Can you set down, exactly as they appear below, the lines from the opening of the material through the one bearing "951, 957, 966];", minus the pictures?

· · · · ·

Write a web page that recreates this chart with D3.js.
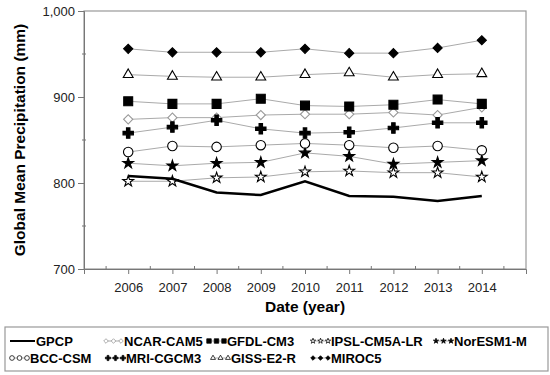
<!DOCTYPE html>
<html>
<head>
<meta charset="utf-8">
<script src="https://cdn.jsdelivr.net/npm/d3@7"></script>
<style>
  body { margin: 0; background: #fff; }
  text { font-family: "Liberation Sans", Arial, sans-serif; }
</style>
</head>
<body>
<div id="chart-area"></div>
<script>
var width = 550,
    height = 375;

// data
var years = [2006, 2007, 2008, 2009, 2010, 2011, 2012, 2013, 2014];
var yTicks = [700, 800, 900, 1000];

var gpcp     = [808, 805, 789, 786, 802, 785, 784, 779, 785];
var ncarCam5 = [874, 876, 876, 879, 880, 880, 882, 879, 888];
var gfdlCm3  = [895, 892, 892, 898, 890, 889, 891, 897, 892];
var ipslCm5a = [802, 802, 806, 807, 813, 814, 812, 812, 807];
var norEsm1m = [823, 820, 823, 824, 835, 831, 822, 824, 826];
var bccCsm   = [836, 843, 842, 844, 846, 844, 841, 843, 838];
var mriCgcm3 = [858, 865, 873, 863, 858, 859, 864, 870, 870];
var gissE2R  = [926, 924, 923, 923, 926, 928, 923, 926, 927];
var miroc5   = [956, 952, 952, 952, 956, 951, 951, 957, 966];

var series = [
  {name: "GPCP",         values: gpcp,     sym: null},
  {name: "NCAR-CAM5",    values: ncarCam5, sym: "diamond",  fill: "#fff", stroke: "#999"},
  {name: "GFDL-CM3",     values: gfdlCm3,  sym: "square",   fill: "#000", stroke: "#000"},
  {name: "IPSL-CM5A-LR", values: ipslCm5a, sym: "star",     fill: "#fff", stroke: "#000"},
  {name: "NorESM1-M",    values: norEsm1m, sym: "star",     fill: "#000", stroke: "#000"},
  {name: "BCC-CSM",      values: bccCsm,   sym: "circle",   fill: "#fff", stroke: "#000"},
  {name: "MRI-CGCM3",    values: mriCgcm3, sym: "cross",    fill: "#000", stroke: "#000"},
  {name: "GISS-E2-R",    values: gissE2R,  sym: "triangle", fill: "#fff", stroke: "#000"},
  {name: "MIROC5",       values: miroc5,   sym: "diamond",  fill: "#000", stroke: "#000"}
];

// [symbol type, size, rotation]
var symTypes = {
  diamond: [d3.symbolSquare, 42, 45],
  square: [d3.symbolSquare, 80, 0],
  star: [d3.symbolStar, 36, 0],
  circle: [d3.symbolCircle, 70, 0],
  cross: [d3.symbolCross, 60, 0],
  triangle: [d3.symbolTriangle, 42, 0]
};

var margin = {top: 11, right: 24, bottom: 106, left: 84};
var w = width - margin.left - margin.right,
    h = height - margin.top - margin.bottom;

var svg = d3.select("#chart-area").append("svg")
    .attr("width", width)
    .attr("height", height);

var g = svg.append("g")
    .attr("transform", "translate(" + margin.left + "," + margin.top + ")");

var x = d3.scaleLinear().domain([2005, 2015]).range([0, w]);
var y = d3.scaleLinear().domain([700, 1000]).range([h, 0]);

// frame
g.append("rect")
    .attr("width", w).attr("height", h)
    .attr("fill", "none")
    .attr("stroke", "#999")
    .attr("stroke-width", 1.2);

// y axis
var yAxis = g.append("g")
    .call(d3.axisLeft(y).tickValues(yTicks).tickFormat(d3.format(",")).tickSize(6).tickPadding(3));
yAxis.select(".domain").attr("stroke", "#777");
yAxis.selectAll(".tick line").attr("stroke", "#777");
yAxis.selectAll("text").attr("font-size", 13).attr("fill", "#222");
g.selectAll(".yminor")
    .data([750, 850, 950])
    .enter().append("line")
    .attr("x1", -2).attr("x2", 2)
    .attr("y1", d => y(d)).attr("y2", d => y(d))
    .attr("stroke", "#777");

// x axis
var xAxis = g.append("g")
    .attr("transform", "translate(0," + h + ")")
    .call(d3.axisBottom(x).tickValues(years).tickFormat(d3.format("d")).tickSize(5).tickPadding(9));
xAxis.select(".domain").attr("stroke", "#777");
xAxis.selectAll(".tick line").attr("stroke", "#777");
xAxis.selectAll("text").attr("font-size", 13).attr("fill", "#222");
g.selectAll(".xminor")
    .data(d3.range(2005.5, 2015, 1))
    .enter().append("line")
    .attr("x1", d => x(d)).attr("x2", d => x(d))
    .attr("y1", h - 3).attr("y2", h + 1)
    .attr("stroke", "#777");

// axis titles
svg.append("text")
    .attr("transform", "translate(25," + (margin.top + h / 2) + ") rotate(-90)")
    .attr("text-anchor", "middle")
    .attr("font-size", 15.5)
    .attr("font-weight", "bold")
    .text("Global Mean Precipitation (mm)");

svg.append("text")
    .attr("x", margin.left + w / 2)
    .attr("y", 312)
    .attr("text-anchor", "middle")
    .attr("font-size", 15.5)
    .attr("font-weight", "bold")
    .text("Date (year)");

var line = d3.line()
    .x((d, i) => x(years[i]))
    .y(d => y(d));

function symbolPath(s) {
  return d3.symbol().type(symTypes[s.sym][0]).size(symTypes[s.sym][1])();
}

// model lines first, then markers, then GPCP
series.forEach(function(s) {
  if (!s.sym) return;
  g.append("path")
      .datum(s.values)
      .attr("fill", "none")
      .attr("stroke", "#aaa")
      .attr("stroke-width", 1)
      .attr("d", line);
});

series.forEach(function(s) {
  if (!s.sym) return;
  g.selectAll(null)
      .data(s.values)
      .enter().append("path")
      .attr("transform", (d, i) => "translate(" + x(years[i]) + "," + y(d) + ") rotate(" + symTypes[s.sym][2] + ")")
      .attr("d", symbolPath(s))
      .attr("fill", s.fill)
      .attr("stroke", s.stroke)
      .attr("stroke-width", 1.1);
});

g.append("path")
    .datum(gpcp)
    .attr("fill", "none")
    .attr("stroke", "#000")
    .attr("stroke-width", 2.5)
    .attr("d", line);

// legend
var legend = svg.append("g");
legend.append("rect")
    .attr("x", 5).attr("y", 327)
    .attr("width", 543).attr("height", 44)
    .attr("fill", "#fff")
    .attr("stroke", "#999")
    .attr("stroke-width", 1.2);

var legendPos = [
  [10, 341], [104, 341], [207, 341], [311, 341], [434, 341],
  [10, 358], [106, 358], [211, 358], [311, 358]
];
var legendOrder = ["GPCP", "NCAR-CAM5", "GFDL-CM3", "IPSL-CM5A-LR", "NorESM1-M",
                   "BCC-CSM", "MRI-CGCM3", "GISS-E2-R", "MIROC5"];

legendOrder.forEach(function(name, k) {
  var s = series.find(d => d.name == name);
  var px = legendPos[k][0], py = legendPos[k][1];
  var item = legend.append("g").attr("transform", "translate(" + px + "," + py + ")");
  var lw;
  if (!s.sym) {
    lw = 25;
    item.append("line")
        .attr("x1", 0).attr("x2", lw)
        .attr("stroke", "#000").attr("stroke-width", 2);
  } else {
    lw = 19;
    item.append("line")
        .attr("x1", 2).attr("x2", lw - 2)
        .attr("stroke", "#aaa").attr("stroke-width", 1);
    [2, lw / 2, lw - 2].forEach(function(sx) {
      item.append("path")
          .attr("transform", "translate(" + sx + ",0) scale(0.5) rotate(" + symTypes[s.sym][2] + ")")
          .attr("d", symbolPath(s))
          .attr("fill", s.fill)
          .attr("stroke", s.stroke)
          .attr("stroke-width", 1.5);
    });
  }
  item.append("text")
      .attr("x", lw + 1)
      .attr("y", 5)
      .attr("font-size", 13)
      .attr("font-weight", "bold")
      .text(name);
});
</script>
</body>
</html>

· · · · ·

Answer to the exercise:
Write a web page that recreates this chart with D3.js.
<!DOCTYPE html>
<html>
<head>
<meta charset="utf-8">
<script src="https://cdn.jsdelivr.net/npm/d3@7"></script>
<style>
  body { margin: 0; background: #fff; }
  text { font-family: "Liberation Sans", Arial, sans-serif; }
</style>
</head>
<body>
<div id="chart-area"></div>
<script>
var width = 550,
    height = 375;

// data
var years = [2006, 2007, 2008, 2009, 2010, 2011, 2012, 2013, 2014];
var yTicks = [700, 800, 900, 1000];

var gpcp     = [808, 805, 789, 786, 802, 785, 784, 779, 785];
var ncarCam5 = [874, 876, 876, 879, 880, 880, 882, 879, 888];
var gfdlCm3  = [895, 892, 892, 898, 890, 889, 891, 897, 892];
var ipslCm5a = [802, 802, 806, 807, 813, 814, 812, 812, 807];
var norEsm1m = [823, 820, 823, 824, 835, 831, 822, 824, 826];
var bccCsm   = [836, 843, 842, 844, 846, 844, 841, 843, 838];
var mriCgcm3 = [858, 865, 873, 863, 858, 859, 864, 870, 870];
var gissE2R  = [926, 924, 923, 923, 926, 928, 923, 926, 927];
var miroc5   = [956, 952, 952, 952, 956, 951, 951, 957, 966];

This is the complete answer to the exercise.